§ **Material**
·····
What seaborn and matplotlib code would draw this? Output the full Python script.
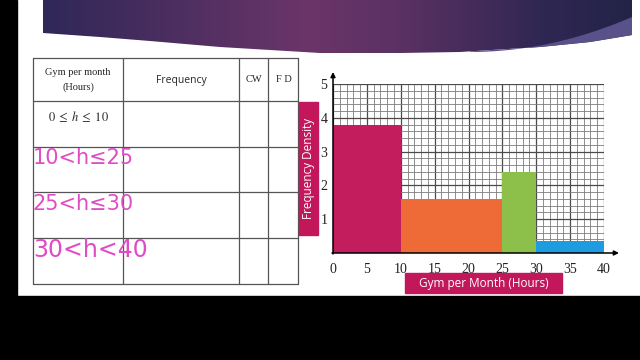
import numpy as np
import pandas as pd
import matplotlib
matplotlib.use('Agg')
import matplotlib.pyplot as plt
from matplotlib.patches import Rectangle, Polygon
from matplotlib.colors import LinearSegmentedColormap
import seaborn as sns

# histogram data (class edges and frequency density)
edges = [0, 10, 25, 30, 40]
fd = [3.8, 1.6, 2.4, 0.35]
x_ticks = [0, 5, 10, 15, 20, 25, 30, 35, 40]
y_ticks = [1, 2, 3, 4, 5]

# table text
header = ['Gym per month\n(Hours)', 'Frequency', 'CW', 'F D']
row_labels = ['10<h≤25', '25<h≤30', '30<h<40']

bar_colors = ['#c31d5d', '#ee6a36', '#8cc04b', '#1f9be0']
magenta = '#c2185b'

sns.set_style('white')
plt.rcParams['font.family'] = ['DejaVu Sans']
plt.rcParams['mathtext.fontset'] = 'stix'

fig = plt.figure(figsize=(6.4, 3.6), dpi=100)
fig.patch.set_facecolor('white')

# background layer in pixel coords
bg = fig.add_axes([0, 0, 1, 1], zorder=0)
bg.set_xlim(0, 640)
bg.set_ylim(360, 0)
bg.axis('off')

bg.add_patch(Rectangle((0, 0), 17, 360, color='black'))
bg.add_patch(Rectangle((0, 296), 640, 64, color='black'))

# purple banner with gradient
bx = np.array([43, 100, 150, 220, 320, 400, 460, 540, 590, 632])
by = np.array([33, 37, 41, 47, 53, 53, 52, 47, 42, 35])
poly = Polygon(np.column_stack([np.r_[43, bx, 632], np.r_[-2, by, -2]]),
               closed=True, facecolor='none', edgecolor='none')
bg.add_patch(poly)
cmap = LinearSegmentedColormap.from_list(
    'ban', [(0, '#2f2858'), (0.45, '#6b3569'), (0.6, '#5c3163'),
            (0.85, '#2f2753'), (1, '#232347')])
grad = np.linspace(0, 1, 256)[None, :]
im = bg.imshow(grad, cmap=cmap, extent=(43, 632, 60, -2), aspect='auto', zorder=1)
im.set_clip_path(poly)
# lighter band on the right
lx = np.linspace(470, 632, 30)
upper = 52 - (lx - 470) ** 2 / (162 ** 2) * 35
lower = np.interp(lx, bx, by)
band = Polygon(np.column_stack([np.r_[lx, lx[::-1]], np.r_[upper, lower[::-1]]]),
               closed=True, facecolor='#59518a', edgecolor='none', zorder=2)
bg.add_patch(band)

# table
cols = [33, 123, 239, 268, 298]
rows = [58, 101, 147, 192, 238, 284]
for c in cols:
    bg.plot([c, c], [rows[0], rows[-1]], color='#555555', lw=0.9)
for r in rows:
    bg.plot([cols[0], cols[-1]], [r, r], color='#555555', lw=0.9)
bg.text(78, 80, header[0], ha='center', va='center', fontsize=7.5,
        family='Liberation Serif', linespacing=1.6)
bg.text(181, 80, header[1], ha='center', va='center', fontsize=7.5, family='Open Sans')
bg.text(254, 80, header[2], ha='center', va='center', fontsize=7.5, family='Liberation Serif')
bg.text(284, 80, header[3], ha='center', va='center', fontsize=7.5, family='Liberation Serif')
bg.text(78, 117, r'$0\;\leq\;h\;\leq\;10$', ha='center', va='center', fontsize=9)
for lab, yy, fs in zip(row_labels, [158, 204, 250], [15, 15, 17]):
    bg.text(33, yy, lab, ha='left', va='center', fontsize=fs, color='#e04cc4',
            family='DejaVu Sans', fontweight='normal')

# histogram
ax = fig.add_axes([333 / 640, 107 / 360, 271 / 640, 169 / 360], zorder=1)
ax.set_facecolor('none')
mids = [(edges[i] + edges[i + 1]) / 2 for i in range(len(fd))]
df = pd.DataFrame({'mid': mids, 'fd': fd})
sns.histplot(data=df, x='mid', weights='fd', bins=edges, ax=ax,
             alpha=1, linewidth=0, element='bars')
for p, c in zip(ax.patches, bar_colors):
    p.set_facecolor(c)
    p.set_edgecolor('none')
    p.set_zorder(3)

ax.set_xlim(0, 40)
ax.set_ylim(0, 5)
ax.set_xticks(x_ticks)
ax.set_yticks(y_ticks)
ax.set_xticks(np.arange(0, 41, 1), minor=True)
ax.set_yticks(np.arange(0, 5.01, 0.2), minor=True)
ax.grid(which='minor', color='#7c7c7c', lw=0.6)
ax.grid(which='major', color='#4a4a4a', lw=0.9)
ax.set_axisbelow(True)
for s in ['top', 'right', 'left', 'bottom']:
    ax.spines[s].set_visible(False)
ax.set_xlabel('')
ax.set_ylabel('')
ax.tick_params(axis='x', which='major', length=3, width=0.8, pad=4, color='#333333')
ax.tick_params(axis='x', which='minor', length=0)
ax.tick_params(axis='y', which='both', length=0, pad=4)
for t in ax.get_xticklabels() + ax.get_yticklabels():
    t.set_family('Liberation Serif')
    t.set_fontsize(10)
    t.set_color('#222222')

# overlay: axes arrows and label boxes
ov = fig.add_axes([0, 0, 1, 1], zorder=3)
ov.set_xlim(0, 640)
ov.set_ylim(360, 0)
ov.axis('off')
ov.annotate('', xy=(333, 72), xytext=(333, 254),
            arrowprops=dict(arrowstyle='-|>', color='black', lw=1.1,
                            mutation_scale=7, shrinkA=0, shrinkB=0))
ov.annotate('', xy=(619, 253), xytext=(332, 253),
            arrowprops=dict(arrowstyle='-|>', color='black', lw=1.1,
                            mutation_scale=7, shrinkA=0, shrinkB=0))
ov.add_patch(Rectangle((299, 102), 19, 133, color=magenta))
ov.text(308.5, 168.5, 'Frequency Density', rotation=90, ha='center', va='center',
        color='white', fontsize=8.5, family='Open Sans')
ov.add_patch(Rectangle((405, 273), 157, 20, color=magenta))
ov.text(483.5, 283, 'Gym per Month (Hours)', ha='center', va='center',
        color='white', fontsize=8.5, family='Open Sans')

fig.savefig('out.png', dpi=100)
·····
§ **Work instructions**
Pictures are excluded: retype only the lines from the beginning of the listing above through the line with "bg.add_patch(Rectangle((0, 296), 640, 64, color='black'))", both included.

§ **Solution for this exercise**
What seaborn and matplotlib code would draw this? Output the full Python script.
import numpy as np
import pandas as pd
import matplotlib
matplotlib.use('Agg')
import matplotlib.pyplot as plt
from matplotlib.patches import Rectangle, Polygon
from matplotlib.colors import LinearSegmentedColormap
import seaborn as sns

# histogram data (class edges and frequency density)
edges = [0, 10, 25, 30, 40]
fd = [3.8, 1.6, 2.4, 0.35]
x_ticks = [0, 5, 10, 15, 20, 25, 30, 35, 40]
y_ticks = [1, 2, 3, 4, 5]

# table text
header = ['Gym per month\n(Hours)', 'Frequency', 'CW', 'F D']
row_labels = ['10<h≤25', '25<h≤30', '30<h<40']

bar_colors = ['#c31d5d', '#ee6a36', '#8cc04b', '#1f9be0']
magenta = '#c2185b'

sns.set_style('white')
plt.rcParams['font.family'] = ['DejaVu Sans']
plt.rcParams['mathtext.fontset'] = 'stix'

fig = plt.figure(figsize=(6.4, 3.6), dpi=100)
fig.patch.set_facecolor('white')

# background layer in pixel coords
bg = fig.add_axes([0, 0, 1, 1], zorder=0)
bg.set_xlim(0, 640)
bg.set_ylim(360, 0)
bg.axis('off')

bg.add_patch(Rectangle((0, 0), 17, 360, color='black'))
bg.add_patch(Rectangle((0, 296), 640, 64, color='black'))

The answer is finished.